GOAL: Determine how many lines of the material hold the string "this" and reply with only that number.

SUPPLIED ENTRIES:
☆ ☆ ☆ ☆ ☆ ☆ ☆

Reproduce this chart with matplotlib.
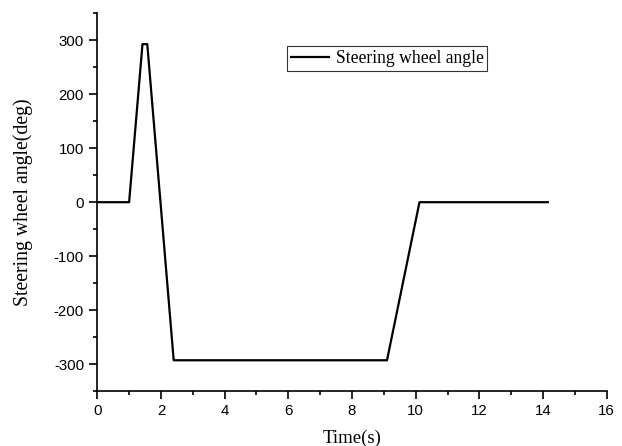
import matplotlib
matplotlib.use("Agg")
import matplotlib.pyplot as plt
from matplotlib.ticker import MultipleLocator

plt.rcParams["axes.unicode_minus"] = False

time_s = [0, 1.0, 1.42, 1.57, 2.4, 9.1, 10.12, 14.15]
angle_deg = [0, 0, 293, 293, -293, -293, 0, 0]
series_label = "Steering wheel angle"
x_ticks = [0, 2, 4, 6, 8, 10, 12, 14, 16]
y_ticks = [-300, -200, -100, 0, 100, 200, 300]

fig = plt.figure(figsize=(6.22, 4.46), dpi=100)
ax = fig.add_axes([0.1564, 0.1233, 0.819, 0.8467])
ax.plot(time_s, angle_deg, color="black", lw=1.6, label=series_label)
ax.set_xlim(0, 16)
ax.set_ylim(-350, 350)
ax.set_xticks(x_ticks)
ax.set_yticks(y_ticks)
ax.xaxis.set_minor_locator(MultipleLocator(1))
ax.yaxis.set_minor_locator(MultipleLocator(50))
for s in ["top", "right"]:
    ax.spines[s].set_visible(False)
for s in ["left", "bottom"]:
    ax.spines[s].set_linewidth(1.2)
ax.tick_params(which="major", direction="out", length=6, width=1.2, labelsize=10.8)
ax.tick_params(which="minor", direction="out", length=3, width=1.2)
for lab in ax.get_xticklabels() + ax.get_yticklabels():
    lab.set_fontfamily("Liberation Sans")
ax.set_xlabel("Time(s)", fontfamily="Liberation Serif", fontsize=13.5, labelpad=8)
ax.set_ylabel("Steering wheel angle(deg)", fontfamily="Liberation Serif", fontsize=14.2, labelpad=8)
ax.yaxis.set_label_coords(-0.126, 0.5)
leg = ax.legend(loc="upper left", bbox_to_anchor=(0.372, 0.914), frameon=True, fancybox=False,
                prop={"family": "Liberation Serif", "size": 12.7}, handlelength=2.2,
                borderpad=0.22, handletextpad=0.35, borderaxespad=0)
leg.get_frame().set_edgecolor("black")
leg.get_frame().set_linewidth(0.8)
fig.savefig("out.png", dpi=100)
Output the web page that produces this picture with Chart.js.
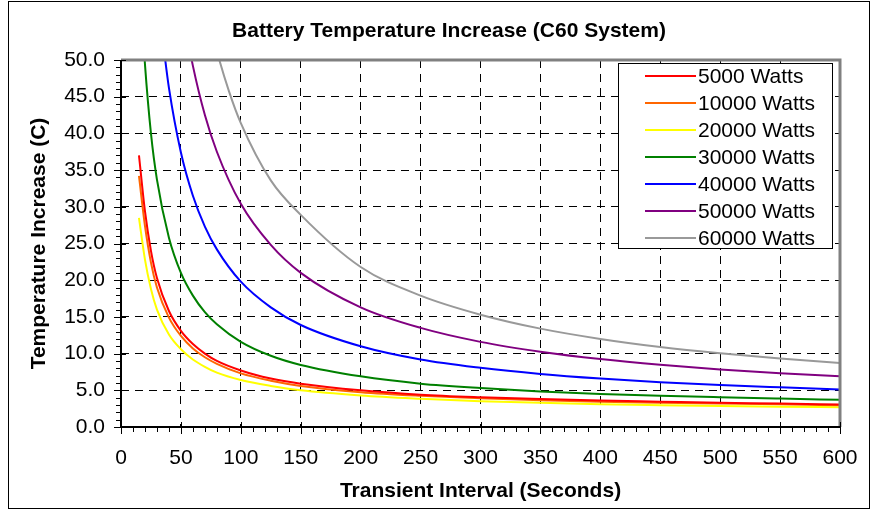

☆ ☆ ☆ ☆ ☆ ☆ ☆

ANSWER TO THE EXERCISE: 2